To do: Quote the data exactly, first line to the line containing "ar5_up = [nan]", with no pictures.

Given data:
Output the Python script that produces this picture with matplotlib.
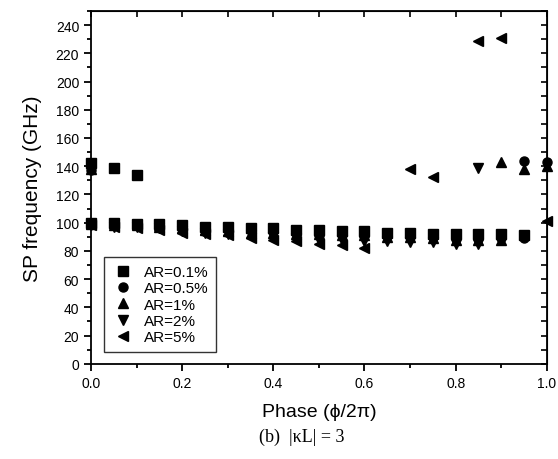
import matplotlib
matplotlib.use("Agg")
import matplotlib.pyplot as plt
import numpy as np
from matplotlib.ticker import MultipleLocator

nan = np.nan
phase = np.round(np.arange(0, 1.0001, 0.05), 2)

# lower branch (about 100 GHz) and upper branches, NaN where no point
ar01_low = [100, 100, 99, 99, 98, 97, 97, 96, 96, 95, 95, 94, 94, 93, 93, 92, 92, 92, 92, 91, nan]
ar01_up = [142, 139, 134] + [nan] * 18

ar05_low = [100, 100, 99, 99, 97, 96, 96, 95, 95, 94, 94, 93, 93, 92, 91, 90, 90, 89, 89, 89, nan]
ar05_up = [137] + [nan] * 18 + [144, 143]

ar1_low = [99, 98, 98, 97, 96, 95, 94, 93, 93, 92, 92, 91, 91, 90, 90, 89, 88, 88, 88, nan, nan]
ar1_up = [138] + [nan] * 17 + [143, 138, 140]

ar2_low = [98, 97, 97, 96, 94, 93, 92, 91, 90, 89, 88, 88, 87, 87, 86, 86, 85, 85, nan, nan, nan]
ar2_up = [nan] * 17 + [139, nan, nan, nan]

ar5_low = [98, 97, 96, 95, 93, 92, 91, 89, 88, 87, 85, 84, 82, nan, nan, nan, nan, nan, nan, nan, 101]
ar5_up = [nan] * 14 + [138, 132, nan, 229, 231, nan, nan]

labels = ["AR=0.1%", "AR=0.5%", "AR=1%", "AR=2%", "AR=5%"]
markers = ["s", "o", "^", "v", "<"]
series = [(ar01_low, ar01_up), (ar05_low, ar05_up), (ar1_low, ar1_up),
          (ar2_low, ar2_up), (ar5_low, ar5_up)]

plt.rcParams["font.family"] = ["Liberation Sans", "DejaVu Sans"]

fig = plt.figure(figsize=(5.58, 4.6), dpi=100)
ax = fig.add_axes([0.163, 0.207, 0.817, 0.767])

for (low, up), m, lab in zip(series, markers, labels):
    ax.plot(phase, low, m, color="black", ms=6.5, clip_on=False, label=lab)
    ax.plot(phase, up, m, color="black", ms=6.5, clip_on=False)

ax.set_xlim(0, 1.0)
ax.set_ylim(0, 250)
ax.xaxis.set_major_locator(MultipleLocator(0.2))
ax.xaxis.set_minor_locator(MultipleLocator(0.1))
ax.yaxis.set_major_locator(MultipleLocator(20))
ax.yaxis.set_minor_locator(MultipleLocator(10))
ax.set_xticklabels([f"{v:.1f}" for v in ax.get_xticks()])
ax.tick_params(which="both", direction="out", labelsize=10, width=1.3)
ax.tick_params(which="major", length=5)
ax.tick_params(which="minor", length=3)
for s in ax.spines.values():
    s.set_linewidth(1.3)

top = ax.secondary_xaxis("top")
top.xaxis.set_major_locator(MultipleLocator(0.2))
top.xaxis.set_minor_locator(MultipleLocator(0.1))
top.tick_params(which="both", direction="in", labeltop=False, width=1.2, length=4)
right = ax.secondary_yaxis("right")
right.yaxis.set_major_locator(MultipleLocator(20))
right.yaxis.set_minor_locator(MultipleLocator(10))
right.tick_params(which="both", direction="in", labelright=False, width=1.2, length=4)

ax.set_ylabel("SP frequency (GHz)", fontsize=15, labelpad=10)
ax.set_xlabel("Phase (\u03d5/2\u03c0)", fontsize=14, labelpad=10)

leg = ax.legend(loc="lower left", bbox_to_anchor=(0.012, 0.012), frameon=True,
                fancybox=False, edgecolor="black", fontsize=11, handletextpad=0.6,
                labelspacing=0.15, borderpad=0.5, handlelength=1.5)
leg.get_frame().set_linewidth(1.0)

fig.text(0.54, 0.05, "(b)  |\u03baL| = 3", family="Liberation Serif", fontsize=13,
         ha="center", va="center")

fig.savefig("out.png", dpi=100)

Response:
Output the Python script that produces this picture with matplotlib.
import matplotlib
matplotlib.use("Agg")
import matplotlib.pyplot as plt
import numpy as np
from matplotlib.ticker import MultipleLocator

nan = np.nan
phase = np.round(np.arange(0, 1.0001, 0.05), 2)

# lower branch (about 100 GHz) and upper branches, NaN where no point
ar01_low = [100, 100, 99, 99, 98, 97, 97, 96, 96, 95, 95, 94, 94, 93, 93, 92, 92, 92, 92, 91, nan]
ar01_up = [142, 139, 134] + [nan] * 18

ar05_low = [100, 100, 99, 99, 97, 96, 96, 95, 95, 94, 94, 93, 93, 92, 91, 90, 90, 89, 89, 89, nan]
ar05_up = [137] + [nan] * 18 + [144, 143]

ar1_low = [99, 98, 98, 97, 96, 95, 94, 93, 93, 92, 92, 91, 91, 90, 90, 89, 88, 88, 88, nan, nan]
ar1_up = [138] + [nan] * 17 + [143, 138, 140]

ar2_low = [98, 97, 97, 96, 94, 93, 92, 91, 90, 89, 88, 88, 87, 87, 86, 86, 85, 85, nan, nan, nan]
ar2_up = [nan] * 17 + [139, nan, nan, nan]

ar5_low = [98, 97, 96, 95, 93, 92, 91, 89, 88, 87, 85, 84, 82, nan, nan, nan, nan, nan, nan, nan, 101]
ar5_up = [nan] * 14 + [138, 132, nan, 229, 231, nan, nan]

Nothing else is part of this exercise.